I was the first person he called when he cut off his fingertips with the tablesaw. I was living in Brattleboro at that point, an hour away from the old neighborhood, and I missed the call. Tamara caught him, with Pete close behind. Then I moved even farther away, to Maine. I knew it hurt Greg because he’s judicious with his love like he is with his money, doesn’t just give it out, so when he does open up and love he loves hard and loving like that hurts pretty bad sometimes, especially when the currents of life take you apart for whatever reason. I felt it, too. I was afraid we wouldn’t get through the change, afraid I’d lose him, but then I met Tana, who lives in the old neighborhood. She has one more year in social work school, so I moved back to be with her. When I told Greg I was returning, over tea in the tiny house he built for Erica, he wept, a spontaneous bursting, the same way it happened when he found that barred owl on the side of the road, still warm, perfectly intact and gorgeous and dead, and held the owl in his hands, and suddenly he’s crying, just looking into the starless night eyes of that owl. Like I said, the guy loves hard. So, Greg and I started playing tennis again. Finding our way back to each other. Seeing if we still had it. We did. Except I hadn’t played in a while so he could spank me now. But not this time. This time, the tiebreaker was mine.
I thanked him for telling me and said I wouldn’t be there if I didn’t want to be. Told him tennis with Greg was quickly becoming my favorite thing about being back in the Valley, besides Tana. We played another set. He beat me. I hated it, but it was so good.
I think all I’m trying to say is, I don’t want Greg to die. I don’t mean to oversimplify or sentimentalize, but it’s true, I want to play tennis with him till we can’t see the ball anymore, into the night, all the way through till the next morning, round and round the sun forever. I know we don’t have forever, so I hope to go first I guess. I mean, I don’t want to die, certainly not anytime soon, but it would be hard to grieve Greg if he goes first, is what I mean. Hard on the body. Those sobs would hurt, like, physically hurt, in the abdomen, the ribs. It’s like that, with him, for me.
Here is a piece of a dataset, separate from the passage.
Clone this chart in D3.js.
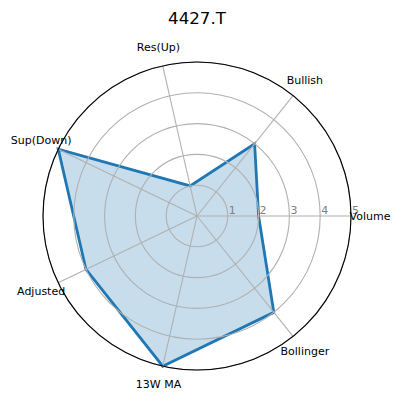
<!DOCTYPE html>
<html>
<head>
<meta charset="utf-8">
<script src="https://cdn.jsdelivr.net/npm/d3@7"></script>
<style>
  html, body { margin: 0; padding: 0; background: #fff; }
  svg { display: block; font-family: "DejaVu Sans", sans-serif; }
</style>
</head>
<body>
<div id="chart"></div>
<script>
/* data */
const title = "4427.T";
const categories = ["Volume", "Bullish", "Res(Up)", "Sup(Down)", "Adjusted", "13W MA", "Bollinger"];
const values = [2, 3, 1, 5, 4, 5, 4];
const radialTicks = [1, 2, 3, 4, 5];

/* layout */
const width = 401;
const height = 401;
const cx = 197;
const cy = 216;
const radius = 154;

const svg = d3.select("#chart").append("svg")
    .attr("width", width)
    .attr("height", height);

const rScale = d3.scaleLinear().domain([0, 5]).range([0, radius]);
// math angle, counter-clockwise from east
const aScale = d3.scaleLinear().domain([0, categories.length]).range([0, 2 * Math.PI]);

const px = (a, r) => cx + r * Math.cos(a);
const py = (a, r) => cy - r * Math.sin(a);

const g = svg.append("g");

// filled area (below the grid, like matplotlib)
const radial = d3.lineRadial()
    .angle((d, i) => Math.PI / 2 - aScale(i))
    .radius(d => rScale(d))
    .curve(d3.curveLinearClosed);

const plot = g.append("g").attr("transform", `translate(${cx},${cy})`);

plot.append("path")
    .attr("d", radial(values))
    .attr("fill", "#1f77b4")
    .attr("fill-opacity", 0.25)
    .attr("stroke", "none");

// grid circles
g.selectAll("circle.grid")
    .data(radialTicks)
    .enter().append("circle")
    .attr("class", "grid")
    .attr("cx", cx)
    .attr("cy", cy)
    .attr("r", d => rScale(d))
    .attr("fill", "none")
    .attr("stroke", "#b0b0b0")
    .attr("stroke-width", 1.1);

// spokes
g.selectAll("line.spoke")
    .data(categories)
    .enter().append("line")
    .attr("class", "spoke")
    .attr("x1", cx)
    .attr("y1", cy)
    .attr("x2", (d, i) => px(aScale(i), rScale(5)))
    .attr("y2", (d, i) => py(aScale(i), rScale(5)))
    .attr("stroke", "#b0b0b0")
    .attr("stroke-width", 1.1);

// radial tick labels
g.selectAll("text.rtick")
    .data(radialTicks)
    .enter().append("text")
    .attr("class", "rtick")
    .attr("x", d => cx + rScale(d) + 1)
    .attr("y", cy - 2)
    .attr("font-size", 11)
    .attr("fill", "#808080")
    .text(d => d);

// data line
plot.append("path")
    .attr("d", radial(values))
    .attr("fill", "none")
    .attr("stroke", "#1f77b4")
    .attr("stroke-width", 2.8)
    .attr("stroke-linejoin", "miter");

// outer spine
g.append("circle")
    .attr("cx", cx)
    .attr("cy", cy)
    .attr("r", radius)
    .attr("fill", "none")
    .attr("stroke", "#000")
    .attr("stroke-width", 1.1);

// category labels
g.selectAll("text.cat")
    .data(categories)
    .enter().append("text")
    .attr("class", "cat")
    .attr("x", (d, i) => px(aScale(i), radius + 19))
    .attr("y", (d, i) => py(aScale(i), radius + 19))
    .attr("text-anchor", "middle")
    .attr("dominant-baseline", "central")
    .attr("font-size", 11)
    .attr("fill", "#000")
    .text(d => d);

// title
svg.append("text")
    .attr("x", cx)
    .attr("y", 24)
    .attr("text-anchor", "middle")
    .attr("font-size", 16.7)
    .attr("fill", "#000")
    .text(title);
</script>
</body>
</html>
My friends haven’t started to die. I don’t know what that’s like. Just don’t know that part of the love yet. This part is the part when we play tennis. When we paddle out to the island. When we can still lift heavy rocks and throw our backs out. I like this part. I’ll take the other parts, too, though, as they come, whatever they might be. Play the whole match all the way through, every set, every game, every point. Maybe it’s midday, maybe it’s dusk. There’s no way to know, but night is surely falling, and I’m gonna slam, with Greg, as long as I can still see the ball.